Gibson released his most passionate project to date in 1995, directing and starring as 13th century Scottish nobleman Sir William Wallace in the medieval epic Braveheart. The film went on to triumph at the Oscars, winning top honors in five categories, including best picture and best director. Also in '95, Gibson diversified his range of characters by providing the voice of John Smith in Disney's Pocahontas.
In the late '90s, Gibson starred in a handful of crime thrillers, including 1996's Ransom (with Renee Russo and Gary Sinise), 1997's Conspiracy Theory (with Julia Roberts) and the independent film Payback (1999). In 2000, the actor headlined the highly anticipated war saga The Patriot, in which he played a reluctant hero during the American Revolution. That same year, he starred in the romantic comedy What Women Want alongside Helen Hunt, Lauren Holly and Bette Midler.
In 2002, Gibson headlined another box-office hit, M. Night Shyamalan's Signs, playing a rural Pennsylvania farmer whose life takes a drastic turn when 500-foot crop circles begin appearing in his cornfields.
Controversial Remarks and Later Career
Mel Gibson returned to the director's chair for his next project, an ambitious film about the final 12 hours of Jesus Christ's life entitled The Passion of the Christ (2004). The unlikely blockbuster made headlines for its controversial adaptation of the Crucifixion. A devout Catholic, Gibson stated at the time that the Holy Spirit was making the film through him: "I was just directing traffic," he said.
Gibson's next historical epic, Apocalypto, released in December 2006, focused on the decline of the Mayan civilization.
Not long after filming The Passion, Gibson was accused of being both an anti-Semite and a racist.

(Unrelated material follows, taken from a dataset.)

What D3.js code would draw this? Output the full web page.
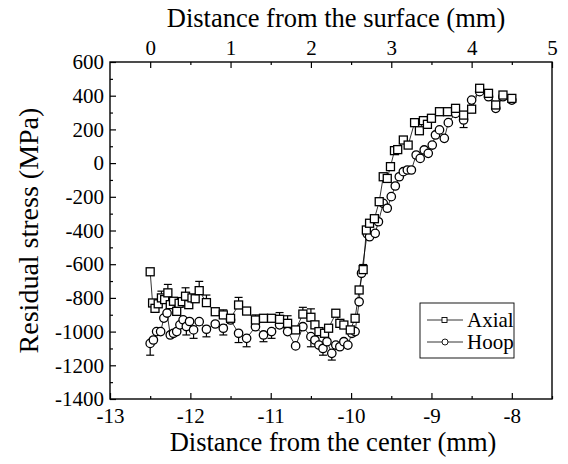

He had pleaded "no contest" to a drunk-driving charge in 2006, later admitting that he'd made anti-Semitic remarks during his arrest and openly acknowledging his battle with alcohol addiction. He was sentenced to three years of probation, including mandatory Alcoholics Anonymous meetings.
In the years following the incident, Gibson kept a relatively low profile. He served as a producer on the 2008 PBS documentary Another Day in Paradise, and as an executive producer on the related PBS miniseries Carrier. After years of directing and producing, Gibson stepped back in front of the camera for the 2010 thriller Edge of Darkness, starring as a police detective who investigates his daughter's death.

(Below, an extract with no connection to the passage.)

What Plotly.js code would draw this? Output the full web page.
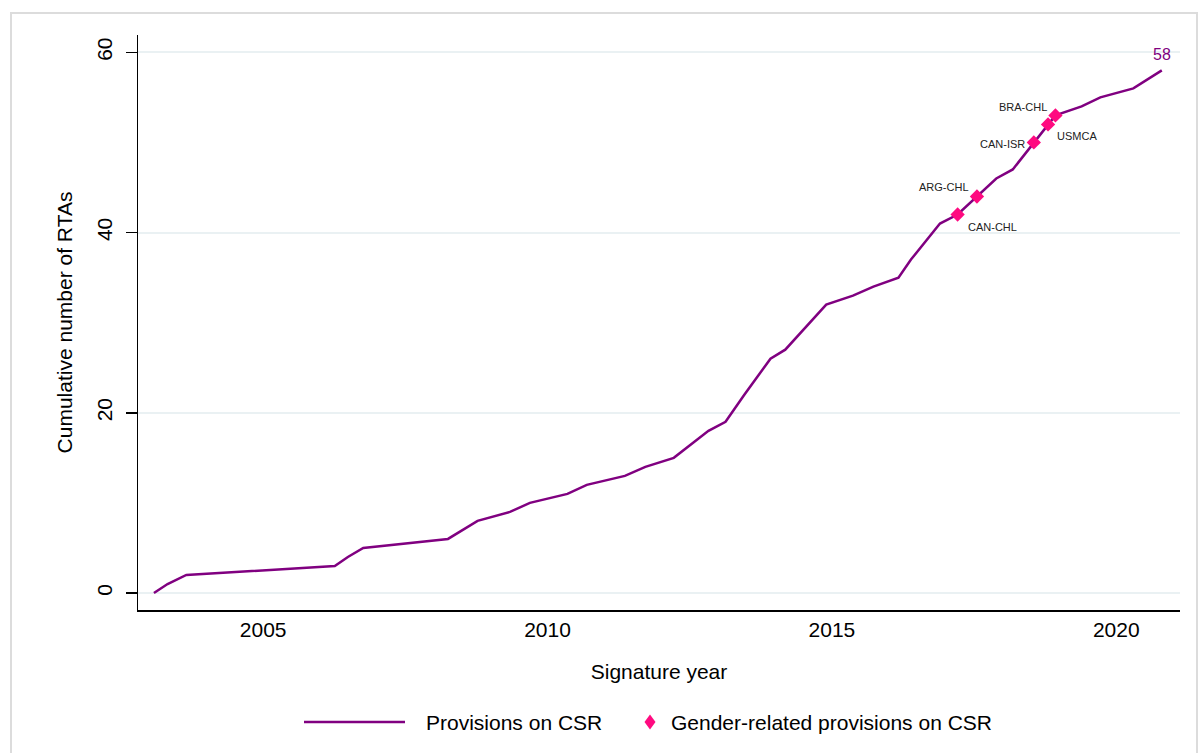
<!DOCTYPE html>
<html>
<head>
<meta charset="utf-8">
<script src="https://cdn.plot.ly/plotly-3.0.1.min.js"></script>
<style>
  html, body { margin: 0; padding: 0; background: #ffffff; }
  #chart { width: 1203px; height: 753px; }
</style>
</head>
<body>
<div id="chart"></div>
<script>
// Cumulative number of RTAs with provisions on CSR, by signature date
const signatureYears = [2003.08, 2003.32, 2003.65, 2006.26, 2006.49, 2006.76, 2008.25, 2008.52, 2008.77, 2009.34,
  2009.69, 2010.35, 2010.69, 2011.36, 2011.72, 2012.22, 2012.83, 2013.13, 2013.46, 2013.92,
  2014.18, 2014.90, 2015.37, 2015.73, 2016.17, 2016.39, 2016.90, 2017.21, 2017.55, 2017.89,
  2018.18, 2018.55, 2018.80, 2018.93, 2019.39, 2019.72, 2020.30, 2020.80];
const cumulativeRTAs = [0, 1, 2, 3, 4, 5, 6, 7, 8, 9,
  10, 11, 12, 13, 14, 15, 18, 19, 22, 26,
  27, 32, 33, 34, 35, 37, 41, 42, 44, 46,
  47, 50, 52, 53, 54, 55, 56, 58];

// RTAs with gender-related provisions on CSR
const genderNames = ["CAN-CHL", "ARG-CHL", "CAN-ISR", "USMCA", "BRA-CHL"];
const genderYears = [2017.21, 2017.55, 2018.55, 2018.80, 2018.93];
const genderCounts = [42, 44, 50, 52, 53];

const xTickVals = [2005, 2010, 2015, 2020];
const yTickVals = [0, 20, 40, 60];
const seriesNames = ["Provisions on CSR", "Gender-related provisions on CSR"];

const FONT = "Liberation Sans, Arial, sans-serif";
const PURPLE = "#800080";
const PINK = "#ff0a80";

// label placement for each gender marker (side, pixel offsets)
const labelStyle = {
  "CAN-CHL": { xanchor: "left",  xshift: 8,  yshift: -12 },
  "ARG-CHL": { xanchor: "right", xshift: -6, yshift: 9 },
  "CAN-ISR": { xanchor: "right", xshift: -7, yshift: -2 },
  "USMCA":   { xanchor: "left",  xshift: 7,  yshift: -12 },
  "BRA-CHL": { xanchor: "right", xshift: -6, yshift: 8 }
};

const traces = [
  {
    type: "scatter", mode: "lines",
    x: signatureYears, y: cumulativeRTAs,
    name: seriesNames[0],
    line: { color: PURPLE, width: 2.5 },
    hoverinfo: "x+y"
  },
  {
    type: "scatter", mode: "markers",
    x: genderYears, y: genderCounts,
    text: genderNames,
    name: seriesNames[1],
    marker: { symbol: "diamond", size: 11, color: PINK, line: { width: 0 } },
    cliponaxis: false
  }
];

const annotations = genderNames.map((nm, i) => ({
  x: genderYears[i], y: genderCounts[i], xref: "x", yref: "y",
  text: nm, showarrow: false,
  xanchor: labelStyle[nm].xanchor, yanchor: "middle",
  xshift: labelStyle[nm].xshift, yshift: labelStyle[nm].yshift,
  font: { family: FONT, size: 11, color: "#222222" }
}));

const lastIdx = cumulativeRTAs.length - 1;
annotations.push({
  x: signatureYears[lastIdx], y: cumulativeRTAs[lastIdx],
  xref: "x", yref: "y", text: String(cumulativeRTAs[lastIdx]),
  showarrow: false, yanchor: "bottom", xanchor: "center", yshift: 5,
  font: { family: FONT, size: 16, color: PURPLE }
});

// Custom legend (paper coordinates): plot area spans 138..1180 px, 35..610 px
const W = 1042, H = 575, L = 138, B = 610;
const px = v => (v - L) / W;
const py = v => (B - v) / H;
const legY = 722;

annotations.push({
  x: px(424), y: py(legY), xref: "paper", yref: "paper",
  text: seriesNames[0], showarrow: false, xanchor: "left", yanchor: "middle",
  font: { family: FONT, size: 21, color: "#000000" }
});
annotations.push({
  x: px(669), y: py(legY), xref: "paper", yref: "paper",
  text: seriesNames[1], showarrow: false, xanchor: "left", yanchor: "middle",
  font: { family: FONT, size: 21, color: "#000000" }
});

const dx = 5.5, dy = 7.5, cx = 650;
const shapes = [
  {
    type: "rect", xref: "paper", yref: "paper",
    x0: px(11), x1: px(1197), y0: py(770), y1: py(13),
    line: { color: "#dcdcdc", width: 2 }, fillcolor: "rgba(0,0,0,0)", layer: "below"
  },
  {
    type: "line", xref: "paper", yref: "paper",
    x0: px(304), x1: px(405), y0: py(legY), y1: py(legY),
    line: { color: PURPLE, width: 2.5 }
  },
  {
    type: "path", xref: "paper", yref: "paper",
    path: `M ${px(cx)},${py(legY - dy)} L ${px(cx + dx)},${py(legY)} L ${px(cx)},${py(legY + dy)} L ${px(cx - dx)},${py(legY)} Z`,
    fillcolor: PINK, line: { width: 0 }
  }
];

const layout = {
  width: 1203, height: 753,
  margin: { l: 138, r: 23, t: 35, b: 143 },
  paper_bgcolor: "#ffffff", plot_bgcolor: "#ffffff",
  font: { family: FONT, size: 21, color: "#000000" },
  showlegend: false,
  xaxis: {
    range: [2002.80, 2021.12],
    tickvals: xTickVals, ticktext: xTickVals.map(String),
    ticks: "", showgrid: false, zeroline: false,
    showline: true, linecolor: "#000000", linewidth: 1.5,
    tickfont: { family: FONT, size: 21 },
    title: { text: "Signature year", font: { family: FONT, size: 21 }, standoff: 24 }
  },
  yaxis: {
    range: [-1.885, 61.92],
    tickvals: yTickVals, ticktext: yTickVals.map(String),
    ticks: "outside", ticklen: 11, tickcolor: "#000000", tickwidth: 1.5,
    tickangle: -90, ticklabelstandoff: 5,
    showgrid: true, gridcolor: "#eaf1f3", gridwidth: 2,
    zeroline: false,
    showline: true, linecolor: "#000000", linewidth: 1.5,
    tickfont: { family: FONT, size: 21 },
    title: { text: "Cumulative number of RTAs", font: { family: FONT, size: 21 }, standoff: 14 }
  },
  annotations: annotations,
  shapes: shapes
};

Plotly.newPlot("chart", traces, layout, { displayModeBar: false, staticPlot: true });
</script>
</body>
</html>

Amidst more leaked remarks that proved damaging to his image, Gibson starred in the 2011 film The Beaver alongside Jodie Foster, playing a suicidal man who bonds with his hand puppet. But the role failed to soften his image or restart his acting career, and Gibson returned to the action genre for his next four roles on the silver screen—in Get the Gringo (2012), Machete Kills (2013), Mad Max: Fury Road (2014) and The Expendables 3 (2014)—in an attempt to refind the acclaim he'd garnered earlier in his career.
In 1980, Gibson married Robyn Moore. The couple had seven children together before filing for divorce in 2009. Shortly after his divorce proceedings began, Gibson began dating singer Oksana Grigorieva. The couple had their first child shortly before splitting in 2010.
Gibson came under investigation for domestic abuse soon after their separation, with taped phone conversations of the actor spouting racial slurs and admitting to hitting Grigorieva surfacing on the internet. Gibson admitted to slapping Grigorieva once with an open palm, but refuted her claim that he'd punched her numerous times. During the 2011 trial, Gibson peaded "no contest" to a misdemeanor charge of domestic violence. He was sentenced to three years' probation, one year of domestic-violence counseling and community service, in addition to several fines. As a result, Gibson was denounced by Hollywood colleagues and dropped by his agency, William Morris Endeavor Entertainment.